◆ **WHAT YOU NEED TO DO**
Repeat the material verbatim and drop the pictures.
— Start of GIVEN MATERIAL —
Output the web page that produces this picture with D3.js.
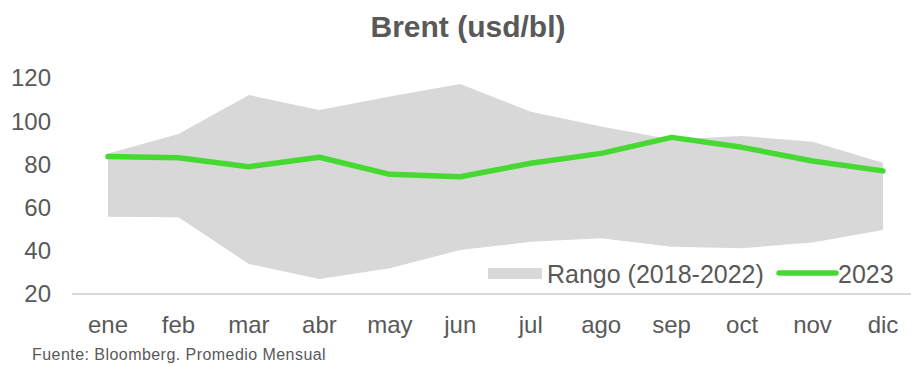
<!DOCTYPE html>
<html>
<head>
<meta charset="utf-8">
<script src="https://cdn.jsdelivr.net/npm/d3@7"></script>
<style>
  html, body { margin: 0; padding: 0; background: #fff; }
  svg { display: block; }
  text { font-family: "Liberation Sans", Arial, sans-serif; fill: #595959; }
</style>
</head>
<body>
<svg id="chart" width="911" height="365"></svg>
<script>
// Monthly Brent averages (usd/bl)
const months = ["ene", "feb", "mar", "abr", "may", "jun", "jul", "ago", "sep", "oct", "nov", "dic"];
const rangeLow  = [55.8, 55.5, 33.9, 26.9, 31.9, 40.4, 44.2, 45.8, 41.9, 41.2, 43.8, 49.6];
const rangeHigh = [85.1, 94.1, 112.1, 105.2, 111.4, 117.2, 104.4, 97.5, 91.5, 93.1, 90.5, 80.8];
const values2023 = [83.6, 83.1, 78.9, 83.3, 75.4, 74.3, 80.5, 85.1, 92.5, 87.9, 81.6, 77.0];
const yTicks = [20, 40, 60, 80, 100, 120];

const title = "Brent (usd/bl)";
const legendRange = "Rango (2018-2022)";
const legendLine = "2023";
const source = "Fuente: Bloomberg. Promedio Mensual";

const svg = d3.select("#chart");

const x = d3.scaleBand().domain(months).range([72.8, 918.2]);
const xc = m => x(m) + x.bandwidth() / 2;
const y = d3.scaleLinear().domain([20, 120]).range([294, 78]);

const rows = months.map((m, i) => ({ m, lo: rangeLow[i], hi: rangeHigh[i], v: values2023[i] }));

// Title
svg.append("text")
  .attr("x", 468).attr("y", 37)
  .attr("text-anchor", "middle")
  .style("font-size", "30px").style("font-weight", "bold")
  .text(title);

// Y tick labels
svg.append("g").selectAll("text").data(yTicks).join("text")
  .attr("x", 51).attr("y", d => y(d))
  .attr("dy", "0.35em")
  .attr("text-anchor", "end")
  .style("font-size", "24px")
  .text(d => d);

// Historical range band
svg.append("path")
  .datum(rows)
  .attr("fill", "#d8d8d8")
  .attr("d", d3.area().x(d => xc(d.m)).y0(d => y(d.lo)).y1(d => y(d.hi)));

// Baseline
svg.append("line")
  .attr("x1", 72).attr("x2", 911)
  .attr("y1", y(20)).attr("y2", y(20))
  .attr("stroke", "#d9d9d9").attr("stroke-width", 2);

// 2023 line
svg.append("path")
  .datum(rows)
  .attr("fill", "none")
  .attr("stroke", "#45d932")
  .attr("stroke-width", 5.5)
  .attr("stroke-linecap", "round")
  .attr("stroke-linejoin", "round")
  .attr("d", d3.line().x(d => xc(d.m)).y(d => y(d.v)));

// Month labels
svg.append("g").selectAll("text").data(months).join("text")
  .attr("x", d => xc(d)).attr("y", 333)
  .attr("text-anchor", "middle")
  .style("font-size", "24px")
  .text(d => d);

// Legend
const lg = svg.append("g");
lg.append("rect").attr("x", 488).attr("y", 268).attr("width", 54).attr("height", 11).attr("fill", "#d8d8d8");
lg.append("text").attr("x", 547).attr("y", 283).style("font-size", "25px").text(legendRange);
lg.append("line").attr("x1", 779).attr("x2", 836).attr("y1", 273).attr("y2", 273)
  .attr("stroke", "#45d932").attr("stroke-width", 5.5).attr("stroke-linecap", "round");
lg.append("text").attr("x", 838).attr("y", 283).style("font-size", "25px").text(legendLine);

// Source note
svg.append("text")
  .attr("x", 32).attr("y", 360)
  .style("font-size", "16px").style("letter-spacing", "0.45px")
  .text(source);
</script>
</body>
</html>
— End of GIVEN MATERIAL —
◆ **RESULT BELOW**
Output the web page that produces this picture with D3.js.
<!DOCTYPE html>
<html>
<head>
<meta charset="utf-8">
<script src="https://cdn.jsdelivr.net/npm/d3@7"></script>
<style>
  html, body { margin: 0; padding: 0; background: #fff; }
  svg { display: block; }
  text { font-family: "Liberation Sans", Arial, sans-serif; fill: #595959; }
</style>
</head>
<body>
<svg id="chart" width="911" height="365"></svg>
<script>
// Monthly Brent averages (usd/bl)
const months = ["ene", "feb", "mar", "abr", "may", "jun", "jul", "ago", "sep", "oct", "nov", "dic"];
const rangeLow  = [55.8, 55.5, 33.9, 26.9, 31.9, 40.4, 44.2, 45.8, 41.9, 41.2, 43.8, 49.6];
const rangeHigh = [85.1, 94.1, 112.1, 105.2, 111.4, 117.2, 104.4, 97.5, 91.5, 93.1, 90.5, 80.8];
const values2023 = [83.6, 83.1, 78.9, 83.3, 75.4, 74.3, 80.5, 85.1, 92.5, 87.9, 81.6, 77.0];
const yTicks = [20, 40, 60, 80, 100, 120];

const title = "Brent (usd/bl)";
const legendRange = "Rango (2018-2022)";
const legendLine = "2023";
const source = "Fuente: Bloomberg. Promedio Mensual";

const svg = d3.select("#chart");

const x = d3.scaleBand().domain(months).range([72.8, 918.2]);
const xc = m => x(m) + x.bandwidth() / 2;
const y = d3.scaleLinear().domain([20, 120]).range([294, 78]);

const rows = months.map((m, i) => ({ m, lo: rangeLow[i], hi: rangeHigh[i], v: values2023[i] }));

// Title
svg.append("text")
  .attr("x", 468).attr("y", 37)
  .attr("text-anchor", "middle")
  .style("font-size", "30px").style("font-weight", "bold")
  .text(title);

// Y tick labels
svg.append("g").selectAll("text").data(yTicks).join("text")
  .attr("x", 51).attr("y", d => y(d))
  .attr("dy", "0.35em")
  .attr("text-anchor", "end")
  .style("font-size", "24px")
  .text(d => d);

// Historical range band
svg.append("path")
  .datum(rows)
  .attr("fill", "#d8d8d8")
  .attr("d", d3.area().x(d => xc(d.m)).y0(d => y(d.lo)).y1(d => y(d.hi)));

// Baseline
svg.append("line")
  .attr("x1", 72).attr("x2", 911)
  .attr("y1", y(20)).attr("y2", y(20))
  .attr("stroke", "#d9d9d9").attr("stroke-width", 2);

// 2023 line
svg.append("path")
  .datum(rows)
  .attr("fill", "none")
  .attr("stroke", "#45d932")
  .attr("stroke-width", 5.5)
  .attr("stroke-linecap", "round")
  .attr("stroke-linejoin", "round")
  .attr("d", d3.line().x(d => xc(d.m)).y(d => y(d.v)));

// Month labels
svg.append("g").selectAll("text").data(months).join("text")
  .attr("x", d => xc(d)).attr("y", 333)
  .attr("text-anchor", "middle")
  .style("font-size", "24px")
  .text(d => d);

// Legend
const lg = svg.append("g");
lg.append("rect").attr("x", 488).attr("y", 268).attr("width", 54).attr("height", 11).attr("fill", "#d8d8d8");
lg.append("text").attr("x", 547).attr("y", 283).style("font-size", "25px").text(legendRange);
lg.append("line").attr("x1", 779).attr("x2", 836).attr("y1", 273).attr("y2", 273)
  .attr("stroke", "#45d932").attr("stroke-width", 5.5).attr("stroke-linecap", "round");
lg.append("text").attr("x", 838).attr("y", 283).style("font-size", "25px").text(legendLine);

// Source note
svg.append("text")
  .attr("x", 32).attr("y", 360)
  .style("font-size", "16px").style("letter-spacing", "0.45px")
  .text(source);
</script>
</body>
</html>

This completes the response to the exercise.